**WORK TO BE COMPLETED:**
An exact copy of all the data is required, with pictures left out.
----- AVAILABLE DATA -----
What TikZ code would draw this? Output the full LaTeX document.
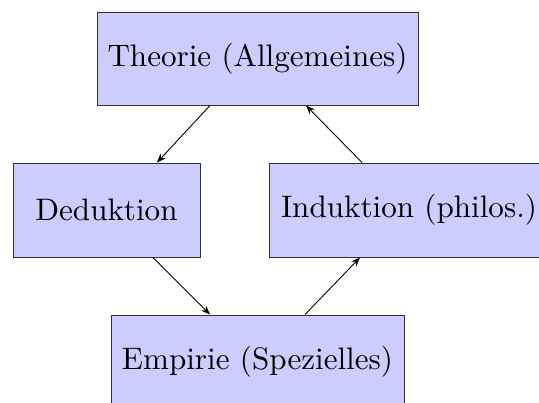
\documentclass[tikz,border=0pt]{standalone}
\usepackage{graphicx}
\usetikzlibrary{arrows.meta}
\newcommand{\bigtxt}[1]{\scalebox{1.555}{#1}}
\tikzset{
  box/.style={draw=black!80, fill=blue!20, line width=0.5pt, inner sep=0pt, align=center},
  arr/.style={-{Stealth[length=4.5pt,width=3.5pt,inset=1.5pt]}, line width=0.45pt}
}
\begin{document}
\begin{tikzpicture}[x=0.5pt,y=-0.5pt]
\useasboundingbox (0,0) rectangle (539,402);
\node[box, minimum width=160.5pt, minimum height=46.5pt] (T) at (257.5,58.5) {\bigtxt{Theorie (Allgemeines)}};
\node[box, minimum width=93.5pt, minimum height=47pt] (D) at (106.5,210) {\bigtxt{Deduktion}};
\node[box, minimum width=140pt, minimum height=47pt] (I) at (409,210) {\bigtxt{Induktion (philos.)}};
\node[box, minimum width=146.5pt, minimum height=47pt] (E) at (257.5,362) {\bigtxt{Empirie (Spezielles)}};
\draw[arr] ([xshift=-23.75pt]T.south) -- ([xshift=25.25pt]D.north);
\draw[arr] ([xshift=-23.5pt]I.north) -- ([xshift=24.25pt]T.south);
\draw[arr] ([xshift=23.25pt]D.south) -- ([xshift=-23.75pt]E.north);
\draw[arr] ([xshift=23.75pt]E.north) -- ([xshift=-24.5pt]I.south);
\end{tikzpicture}
\end{document}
-----
**OUTPUT:**
What TikZ code would draw this? Output the full LaTeX document.
\documentclass[tikz,border=0pt]{standalone}
\usepackage{graphicx}
\usetikzlibrary{arrows.meta}
\newcommand{\bigtxt}[1]{\scalebox{1.555}{#1}}
\tikzset{
  box/.style={draw=black!80, fill=blue!20, line width=0.5pt, inner sep=0pt, align=center},
  arr/.style={-{Stealth[length=4.5pt,width=3.5pt,inset=1.5pt]}, line width=0.45pt}
}
\begin{document}
\begin{tikzpicture}[x=0.5pt,y=-0.5pt]
\useasboundingbox (0,0) rectangle (539,402);
\node[box, minimum width=160.5pt, minimum height=46.5pt] (T) at (257.5,58.5) {\bigtxt{Theorie (Allgemeines)}};
\node[box, minimum width=93.5pt, minimum height=47pt] (D) at (106.5,210) {\bigtxt{Deduktion}};
\node[box, minimum width=140pt, minimum height=47pt] (I) at (409,210) {\bigtxt{Induktion (philos.)}};
\node[box, minimum width=146.5pt, minimum height=47pt] (E) at (257.5,362) {\bigtxt{Empirie (Spezielles)}};
\draw[arr] ([xshift=-23.75pt]T.south) -- ([xshift=25.25pt]D.north);
\draw[arr] ([xshift=-23.5pt]I.north) -- ([xshift=24.25pt]T.south);
\draw[arr] ([xshift=23.25pt]D.south) -- ([xshift=-23.75pt]E.north);
\draw[arr] ([xshift=23.75pt]E.north) -- ([xshift=-24.5pt]I.south);
\end{tikzpicture}
\end{document}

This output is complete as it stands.